Provide an exact copy of the data, excluding the images.

● ● ●

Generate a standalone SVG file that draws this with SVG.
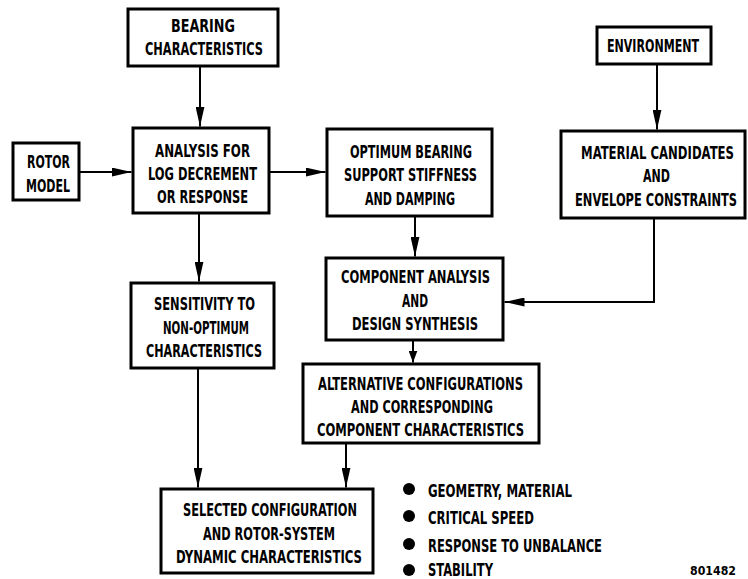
<svg xmlns="http://www.w3.org/2000/svg" width="748" height="579" viewBox="0 0 748 579">
<style>
.box{fill:#fff;stroke:#000;stroke-width:3}
.t{font-family:"Liberation Sans Narrow","DejaVu Sans Condensed","Liberation Sans",Arial,sans-serif;font-weight:bold;font-size:17px;fill:#000}
.c{fill:none;stroke:#000;stroke-width:2}
.bul{fill:#000}
</style>
<defs>
<marker id="ah" markerUnits="userSpaceOnUse" markerWidth="20" markerHeight="9" refX="20" refY="4.5" orient="auto">
<path d="M0,0 L20,4.5 L0,9 z" fill="#000"/>
</marker>
<marker id="ahs" markerUnits="userSpaceOnUse" markerWidth="12" markerHeight="9" refX="12" refY="4.5" orient="auto">
<path d="M0,0 L12,4.5 L0,9 z" fill="#000"/>
</marker>
</defs>
<rect width="748" height="579" fill="#fff"/>
<g id="connectors">
<path class="c" d="M200,66 V126.5" marker-end="url(#ah)"/>
<path class="c" d="M79,172 H131.5" marker-end="url(#ah)"/>
<path class="c" d="M269,172 H325.5" marker-end="url(#ah)"/>
<path class="c" d="M199,213 V281.5" marker-end="url(#ah)"/>
<path class="c" d="M657,64 V129.5" marker-end="url(#ah)"/>
<path class="c" d="M415,216 V256.5" marker-end="url(#ah)"/>
<path class="c" d="M654,218 V302 H504.5" marker-end="url(#ah)"/>
<path class="c" d="M413,340 V362.5" marker-end="url(#ahs)"/>
<path class="c" d="M198,368 V487.5" marker-end="url(#ah)"/>
<path class="c" d="M346,443 V487.5" marker-end="url(#ah)"/>
</g>
<g id="bearing">
<rect class="box" x="128" y="9" width="150" height="57"/>
<text class="t" x="171" y="32" textLength="64" lengthAdjust="spacingAndGlyphs">BEARING</text>
<text class="t" x="145" y="55" textLength="118" lengthAdjust="spacingAndGlyphs">CHARACTERISTICS</text>
</g>
<g id="rotor">
<rect class="box" x="13" y="143" width="66" height="57"/>
<text class="t" x="27" y="168" textLength="43" lengthAdjust="spacingAndGlyphs">ROTOR</text>
<text class="t" x="26" y="192" textLength="44" lengthAdjust="spacingAndGlyphs">MODEL</text>
</g>
<g id="analysis">
<rect class="box" x="133" y="128" width="136" height="85"/>
<text class="t" x="155" y="157" textLength="95" lengthAdjust="spacingAndGlyphs">ANALYSIS FOR</text>
<text class="t" x="148" y="180" textLength="109" lengthAdjust="spacingAndGlyphs">LOG DECREMENT</text>
<text class="t" x="157" y="203" textLength="91" lengthAdjust="spacingAndGlyphs">OR RESPONSE</text>
</g>
<g id="optimum">
<rect class="box" x="327" y="129" width="165" height="87"/>
<text class="t" x="350" y="158" textLength="122" lengthAdjust="spacingAndGlyphs">OPTIMUM BEARING</text>
<text class="t" x="344" y="181" textLength="133" lengthAdjust="spacingAndGlyphs">SUPPORT STIFFNESS</text>
<text class="t" x="365" y="205" textLength="90" lengthAdjust="spacingAndGlyphs">AND DAMPING</text>
</g>
<g id="environment">
<rect class="box" x="597" y="27" width="114" height="37"/>
<text class="t" x="607" y="52" textLength="92" lengthAdjust="spacingAndGlyphs">ENVIRONMENT</text>
</g>
<g id="material">
<rect class="box" x="561" y="131" width="184" height="87"/>
<text class="t" transform="translate(581,159) scale(0.75,1)" x="0" y="0" textLength="204" lengthAdjust="spacingAndGlyphs">MATERIAL CANDIDATES</text>
<text class="t" x="643" y="182" textLength="27" lengthAdjust="spacingAndGlyphs">AND</text>
<text class="t" transform="translate(575,206) scale(0.75,1)" x="0" y="0" textLength="216" lengthAdjust="spacingAndGlyphs">ENVELOPE CONSTRAINTS</text>
</g>
<g id="component">
<rect class="box" x="326" y="258" width="177" height="82"/>
<text class="t" x="341" y="283" textLength="149" lengthAdjust="spacingAndGlyphs">COMPONENT ANALYSIS</text>
<text class="t" x="402" y="307" textLength="26" lengthAdjust="spacingAndGlyphs">AND</text>
<text class="t" x="352" y="330" textLength="126" lengthAdjust="spacingAndGlyphs">DESIGN SYNTHESIS</text>
</g>
<g id="sensitivity">
<rect class="box" x="131" y="283" width="143" height="85"/>
<text class="t" x="154" y="310" textLength="101" lengthAdjust="spacingAndGlyphs">SENSITIVITY TO</text>
<text class="t" x="163" y="334" textLength="86" lengthAdjust="spacingAndGlyphs">NON-OPTIMUM</text>
<text class="t" x="146" y="357" textLength="116" lengthAdjust="spacingAndGlyphs">CHARACTERISTICS</text>
</g>
<g id="alternative">
<rect class="box" x="303" y="364" width="236" height="79"/>
<text class="t" x="318" y="390" textLength="205" lengthAdjust="spacingAndGlyphs">ALTERNATIVE CONFIGURATIONS</text>
<text class="t" x="351" y="413" textLength="142" lengthAdjust="spacingAndGlyphs">AND CORRESPONDING</text>
<text class="t" x="317" y="436" textLength="207" lengthAdjust="spacingAndGlyphs">COMPONENT CHARACTERISTICS</text>
</g>
<g id="selected">
<rect class="box" x="161" y="489" width="212" height="84"/>
<text class="t" x="183" y="516" textLength="174" lengthAdjust="spacingAndGlyphs">SELECTED CONFIGURATION</text>
<text class="t" x="203" y="540" textLength="132" lengthAdjust="spacingAndGlyphs">AND ROTOR-SYSTEM</text>
<text class="t" x="176" y="563" textLength="186" lengthAdjust="spacingAndGlyphs">DYNAMIC CHARACTERISTICS</text>
</g>
<g id="bullets">
<circle class="bul" cx="409" cy="489" r="6"/>
<circle class="bul" cx="409" cy="516" r="6"/>
<circle class="bul" cx="409" cy="544" r="6"/>
<circle class="bul" cx="409" cy="570" r="6"/>
<text class="t" x="428" y="497" textLength="144" lengthAdjust="spacingAndGlyphs">GEOMETRY, MATERIAL</text>
<text class="t" x="428" y="524" textLength="106" lengthAdjust="spacingAndGlyphs">CRITICAL SPEED</text>
<text class="t" x="428" y="552" textLength="174" lengthAdjust="spacingAndGlyphs">RESPONSE TO UNBALANCE</text>
<text class="t" x="428" y="576" textLength="65" lengthAdjust="spacingAndGlyphs">STABILITY</text>
</g>
<text class="t" x="690" y="575" style="font-size:12px" textLength="46" lengthAdjust="spacingAndGlyphs">801482</text>
</svg>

● ● ●

## Output of the task
Generate a standalone SVG file that draws this with SVG.
<svg xmlns="http://www.w3.org/2000/svg" width="748" height="579" viewBox="0 0 748 579">
<style>
.box{fill:#fff;stroke:#000;stroke-width:3}
.t{font-family:"Liberation Sans Narrow","DejaVu Sans Condensed","Liberation Sans",Arial,sans-serif;font-weight:bold;font-size:17px;fill:#000}
.c{fill:none;stroke:#000;stroke-width:2}
.bul{fill:#000}
</style>
<defs>
<marker id="ah" markerUnits="userSpaceOnUse" markerWidth="20" markerHeight="9" refX="20" refY="4.5" orient="auto">
<path d="M0,0 L20,4.5 L0,9 z" fill="#000"/>
</marker>
<marker id="ahs" markerUnits="userSpaceOnUse" markerWidth="12" markerHeight="9" refX="12" refY="4.5" orient="auto">
<path d="M0,0 L12,4.5 L0,9 z" fill="#000"/>
</marker>
</defs>
<rect width="748" height="579" fill="#fff"/>
<g id="connectors">
<path class="c" d="M200,66 V126.5" marker-end="url(#ah)"/>
<path class="c" d="M79,172 H131.5" marker-end="url(#ah)"/>
<path class="c" d="M269,172 H325.5" marker-end="url(#ah)"/>
<path class="c" d="M199,213 V281.5" marker-end="url(#ah)"/>
<path class="c" d="M657,64 V129.5" marker-end="url(#ah)"/>
<path class="c" d="M415,216 V256.5" marker-end="url(#ah)"/>
<path class="c" d="M654,218 V302 H504.5" marker-end="url(#ah)"/>
<path class="c" d="M413,340 V362.5" marker-end="url(#ahs)"/>
<path class="c" d="M198,368 V487.5" marker-end="url(#ah)"/>
<path class="c" d="M346,443 V487.5" marker-end="url(#ah)"/>
</g>
<g id="bearing">
<rect class="box" x="128" y="9" width="150" height="57"/>
<text class="t" x="171" y="32" textLength="64" lengthAdjust="spacingAndGlyphs">BEARING</text>
<text class="t" x="145" y="55" textLength="118" lengthAdjust="spacingAndGlyphs">CHARACTERISTICS</text>
</g>
<g id="rotor">
<rect class="box" x="13" y="143" width="66" height="57"/>
<text class="t" x="27" y="168" textLength="43" lengthAdjust="spacingAndGlyphs">ROTOR</text>
<text class="t" x="26" y="192" textLength="44" lengthAdjust="spacingAndGlyphs">MODEL</text>
</g>
<g id="analysis">
<rect class="box" x="133" y="128" width="136" height="85"/>
<text class="t" x="155" y="157" textLength="95" lengthAdjust="spacingAndGlyphs">ANALYSIS FOR</text>
<text class="t" x="148" y="180" textLength="109" lengthAdjust="spacingAndGlyphs">LOG DECREMENT</text>
<text class="t" x="157" y="203" textLength="91" lengthAdjust="spacingAndGlyphs">OR RESPONSE</text>
</g>
<g id="optimum">
<rect class="box" x="327" y="129" width="165" height="87"/>
<text class="t" x="350" y="158" textLength="122" lengthAdjust="spacingAndGlyphs">OPTIMUM BEARING</text>
<text class="t" x="344" y="181" textLength="133" lengthAdjust="spacingAndGlyphs">SUPPORT STIFFNESS</text>
<text class="t" x="365" y="205" textLength="90" lengthAdjust="spacingAndGlyphs">AND DAMPING</text>
</g>
<g id="environment">
<rect class="box" x="597" y="27" width="114" height="37"/>
<text class="t" x="607" y="52" textLength="92" lengthAdjust="spacingAndGlyphs">ENVIRONMENT</text>
</g>
<g id="material">
<rect class="box" x="561" y="131" width="184" height="87"/>
<text class="t" transform="translate(581,159) scale(0.75,1)" x="0" y="0" textLength="204" lengthAdjust="spacingAndGlyphs">MATERIAL CANDIDATES</text>
<text class="t" x="643" y="182" textLength="27" lengthAdjust="spacingAndGlyphs">AND</text>
<text class="t" transform="translate(575,206) scale(0.75,1)" x="0" y="0" textLength="216" lengthAdjust="spacingAndGlyphs">ENVELOPE CONSTRAINTS</text>
</g>
<g id="component">
<rect class="box" x="326" y="258" width="177" height="82"/>
<text class="t" x="341" y="283" textLength="149" lengthAdjust="spacingAndGlyphs">COMPONENT ANALYSIS</text>
<text class="t" x="402" y="307" textLength="26" lengthAdjust="spacingAndGlyphs">AND</text>
<text class="t" x="352" y="330" textLength="126" lengthAdjust="spacingAndGlyphs">DESIGN SYNTHESIS</text>
</g>
<g id="sensitivity">
<rect class="box" x="131" y="283" width="143" height="85"/>
<text class="t" x="154" y="310" textLength="101" lengthAdjust="spacingAndGlyphs">SENSITIVITY TO</text>
<text class="t" x="163" y="334" textLength="86" lengthAdjust="spacingAndGlyphs">NON-OPTIMUM</text>
<text class="t" x="146" y="357" textLength="116" lengthAdjust="spacingAndGlyphs">CHARACTERISTICS</text>
</g>
<g id="alternative">
<rect class="box" x="303" y="364" width="236" height="79"/>
<text class="t" x="318" y="390" textLength="205" lengthAdjust="spacingAndGlyphs">ALTERNATIVE CONFIGURATIONS</text>
<text class="t" x="351" y="413" textLength="142" lengthAdjust="spacingAndGlyphs">AND CORRESPONDING</text>
<text class="t" x="317" y="436" textLength="207" lengthAdjust="spacingAndGlyphs">COMPONENT CHARACTERISTICS</text>
</g>
<g id="selected">
<rect class="box" x="161" y="489" width="212" height="84"/>
<text class="t" x="183" y="516" textLength="174" lengthAdjust="spacingAndGlyphs">SELECTED CONFIGURATION</text>
<text class="t" x="203" y="540" textLength="132" lengthAdjust="spacingAndGlyphs">AND ROTOR-SYSTEM</text>
<text class="t" x="176" y="563" textLength="186" lengthAdjust="spacingAndGlyphs">DYNAMIC CHARACTERISTICS</text>
</g>
<g id="bullets">
<circle class="bul" cx="409" cy="489" r="6"/>
<circle class="bul" cx="409" cy="516" r="6"/>
<circle class="bul" cx="409" cy="544" r="6"/>
<circle class="bul" cx="409" cy="570" r="6"/>
<text class="t" x="428" y="497" textLength="144" lengthAdjust="spacingAndGlyphs">GEOMETRY, MATERIAL</text>
<text class="t" x="428" y="524" textLength="106" lengthAdjust="spacingAndGlyphs">CRITICAL SPEED</text>
<text class="t" x="428" y="552" textLength="174" lengthAdjust="spacingAndGlyphs">RESPONSE TO UNBALANCE</text>
<text class="t" x="428" y="576" textLength="65" lengthAdjust="spacingAndGlyphs">STABILITY</text>
</g>
<text class="t" x="690" y="575" style="font-size:12px" textLength="46" lengthAdjust="spacingAndGlyphs">801482</text>
</svg>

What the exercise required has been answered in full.